**Request**
The listing below should be copied in full, word for word.

**Source material**
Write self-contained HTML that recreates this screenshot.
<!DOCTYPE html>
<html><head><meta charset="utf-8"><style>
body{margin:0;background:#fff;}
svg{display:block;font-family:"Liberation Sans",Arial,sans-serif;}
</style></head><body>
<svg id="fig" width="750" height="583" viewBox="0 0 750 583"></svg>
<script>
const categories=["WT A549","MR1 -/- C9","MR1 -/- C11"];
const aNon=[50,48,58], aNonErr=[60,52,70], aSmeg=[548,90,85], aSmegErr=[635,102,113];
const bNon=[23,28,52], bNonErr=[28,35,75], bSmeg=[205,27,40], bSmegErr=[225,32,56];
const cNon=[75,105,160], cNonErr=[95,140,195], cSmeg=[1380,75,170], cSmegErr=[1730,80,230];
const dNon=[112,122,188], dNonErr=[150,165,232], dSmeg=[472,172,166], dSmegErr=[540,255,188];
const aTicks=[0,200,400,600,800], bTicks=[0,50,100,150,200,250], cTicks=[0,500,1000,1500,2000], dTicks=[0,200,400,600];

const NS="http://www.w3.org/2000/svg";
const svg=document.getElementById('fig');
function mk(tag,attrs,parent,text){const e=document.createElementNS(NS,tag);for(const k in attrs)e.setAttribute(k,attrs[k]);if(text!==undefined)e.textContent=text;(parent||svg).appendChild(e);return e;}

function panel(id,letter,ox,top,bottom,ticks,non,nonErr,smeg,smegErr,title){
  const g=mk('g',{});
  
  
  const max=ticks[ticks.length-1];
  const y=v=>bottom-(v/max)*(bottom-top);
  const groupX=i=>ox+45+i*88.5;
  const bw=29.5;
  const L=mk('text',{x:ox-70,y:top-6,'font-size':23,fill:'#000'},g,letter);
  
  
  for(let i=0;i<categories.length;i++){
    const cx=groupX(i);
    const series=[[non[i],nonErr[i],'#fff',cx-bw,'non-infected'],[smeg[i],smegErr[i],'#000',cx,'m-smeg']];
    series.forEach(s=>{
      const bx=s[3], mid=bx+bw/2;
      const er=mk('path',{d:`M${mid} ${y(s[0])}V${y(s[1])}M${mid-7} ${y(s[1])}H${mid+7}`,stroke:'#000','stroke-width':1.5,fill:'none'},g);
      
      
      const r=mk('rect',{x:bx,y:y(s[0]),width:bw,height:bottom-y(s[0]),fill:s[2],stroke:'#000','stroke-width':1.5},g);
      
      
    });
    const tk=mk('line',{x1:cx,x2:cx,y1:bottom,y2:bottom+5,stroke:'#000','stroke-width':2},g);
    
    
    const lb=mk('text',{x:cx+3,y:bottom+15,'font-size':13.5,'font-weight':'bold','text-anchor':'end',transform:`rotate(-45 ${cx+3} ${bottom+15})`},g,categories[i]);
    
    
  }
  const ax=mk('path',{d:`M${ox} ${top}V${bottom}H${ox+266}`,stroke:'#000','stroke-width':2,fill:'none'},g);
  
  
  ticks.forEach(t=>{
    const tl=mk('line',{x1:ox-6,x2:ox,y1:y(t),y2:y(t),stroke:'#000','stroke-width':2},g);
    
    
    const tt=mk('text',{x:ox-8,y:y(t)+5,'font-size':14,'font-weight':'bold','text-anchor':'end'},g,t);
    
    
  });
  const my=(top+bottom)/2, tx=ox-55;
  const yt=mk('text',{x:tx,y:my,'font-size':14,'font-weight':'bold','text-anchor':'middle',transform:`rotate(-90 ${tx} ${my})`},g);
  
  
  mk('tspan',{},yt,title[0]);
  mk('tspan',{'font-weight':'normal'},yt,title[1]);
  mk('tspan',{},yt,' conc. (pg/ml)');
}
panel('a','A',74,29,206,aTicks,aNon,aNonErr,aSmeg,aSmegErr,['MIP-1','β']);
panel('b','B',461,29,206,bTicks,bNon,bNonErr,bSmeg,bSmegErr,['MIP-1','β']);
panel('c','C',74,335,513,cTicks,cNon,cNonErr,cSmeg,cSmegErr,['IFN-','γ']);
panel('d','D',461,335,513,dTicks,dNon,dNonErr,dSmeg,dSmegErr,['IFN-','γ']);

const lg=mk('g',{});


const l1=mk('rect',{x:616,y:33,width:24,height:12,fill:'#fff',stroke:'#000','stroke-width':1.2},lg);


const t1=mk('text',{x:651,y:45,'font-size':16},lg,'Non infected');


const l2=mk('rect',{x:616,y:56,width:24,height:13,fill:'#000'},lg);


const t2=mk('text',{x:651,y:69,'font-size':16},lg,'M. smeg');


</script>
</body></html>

**Answer to this task**
Write self-contained HTML that recreates this screenshot.
<!DOCTYPE html>
<html><head><meta charset="utf-8"><style>
body{margin:0;background:#fff;}
svg{display:block;font-family:"Liberation Sans",Arial,sans-serif;}
</style></head><body>
<svg id="fig" width="750" height="583" viewBox="0 0 750 583"></svg>
<script>
const categories=["WT A549","MR1 -/- C9","MR1 -/- C11"];
const aNon=[50,48,58], aNonErr=[60,52,70], aSmeg=[548,90,85], aSmegErr=[635,102,113];
const bNon=[23,28,52], bNonErr=[28,35,75], bSmeg=[205,27,40], bSmegErr=[225,32,56];
const cNon=[75,105,160], cNonErr=[95,140,195], cSmeg=[1380,75,170], cSmegErr=[1730,80,230];
const dNon=[112,122,188], dNonErr=[150,165,232], dSmeg=[472,172,166], dSmegErr=[540,255,188];
const aTicks=[0,200,400,600,800], bTicks=[0,50,100,150,200,250], cTicks=[0,500,1000,1500,2000], dTicks=[0,200,400,600];

const NS="http://www.w3.org/2000/svg";
const svg=document.getElementById('fig');
function mk(tag,attrs,parent,text){const e=document.createElementNS(NS,tag);for(const k in attrs)e.setAttribute(k,attrs[k]);if(text!==undefined)e.textContent=text;(parent||svg).appendChild(e);return e;}

function panel(id,letter,ox,top,bottom,ticks,non,nonErr,smeg,smegErr,title){
  const g=mk('g',{});
  
  
  const max=ticks[ticks.length-1];
  const y=v=>bottom-(v/max)*(bottom-top);
  const groupX=i=>ox+45+i*88.5;
  const bw=29.5;
  const L=mk('text',{x:ox-70,y:top-6,'font-size':23,fill:'#000'},g,letter);
  
  
  for(let i=0;i<categories.length;i++){
    const cx=groupX(i);
    const series=[[non[i],nonErr[i],'#fff',cx-bw,'non-infected'],[smeg[i],smegErr[i],'#000',cx,'m-smeg']];
    series.forEach(s=>{
      const bx=s[3], mid=bx+bw/2;
      const er=mk('path',{d:`M${mid} ${y(s[0])}V${y(s[1])}M${mid-7} ${y(s[1])}H${mid+7}`,stroke:'#000','stroke-width':1.5,fill:'none'},g);
      
      
      const r=mk('rect',{x:bx,y:y(s[0]),width:bw,height:bottom-y(s[0]),fill:s[2],stroke:'#000','stroke-width':1.5},g);
      
      
    });
    const tk=mk('line',{x1:cx,x2:cx,y1:bottom,y2:bottom+5,stroke:'#000','stroke-width':2},g);
    
    
    const lb=mk('text',{x:cx+3,y:bottom+15,'font-size':13.5,'font-weight':'bold','text-anchor':'end',transform:`rotate(-45 ${cx+3} ${bottom+15})`},g,categories[i]);
    
    
  }
  const ax=mk('path',{d:`M${ox} ${top}V${bottom}H${ox+266}`,stroke:'#000','stroke-width':2,fill:'none'},g);
  
  
  ticks.forEach(t=>{
    const tl=mk('line',{x1:ox-6,x2:ox,y1:y(t),y2:y(t),stroke:'#000','stroke-width':2},g);
    
    
    const tt=mk('text',{x:ox-8,y:y(t)+5,'font-size':14,'font-weight':'bold','text-anchor':'end'},g,t);
    
    
  });
  const my=(top+bottom)/2, tx=ox-55;
  const yt=mk('text',{x:tx,y:my,'font-size':14,'font-weight':'bold','text-anchor':'middle',transform:`rotate(-90 ${tx} ${my})`},g);
  
  
  mk('tspan',{},yt,title[0]);
  mk('tspan',{'font-weight':'normal'},yt,title[1]);
  mk('tspan',{},yt,' conc. (pg/ml)');
}
panel('a','A',74,29,206,aTicks,aNon,aNonErr,aSmeg,aSmegErr,['MIP-1','β']);
panel('b','B',461,29,206,bTicks,bNon,bNonErr,bSmeg,bSmegErr,['MIP-1','β']);
panel('c','C',74,335,513,cTicks,cNon,cNonErr,cSmeg,cSmegErr,['IFN-','γ']);
panel('d','D',461,335,513,dTicks,dNon,dNonErr,dSmeg,dSmegErr,['IFN-','γ']);

const lg=mk('g',{});


const l1=mk('rect',{x:616,y:33,width:24,height:12,fill:'#fff',stroke:'#000','stroke-width':1.2},lg);


const t1=mk('text',{x:651,y:45,'font-size':16},lg,'Non infected');


const l2=mk('rect',{x:616,y:56,width:24,height:13,fill:'#000'},lg);


const t2=mk('text',{x:651,y:69,'font-size':16},lg,'M. smeg');


</script>
</body></html>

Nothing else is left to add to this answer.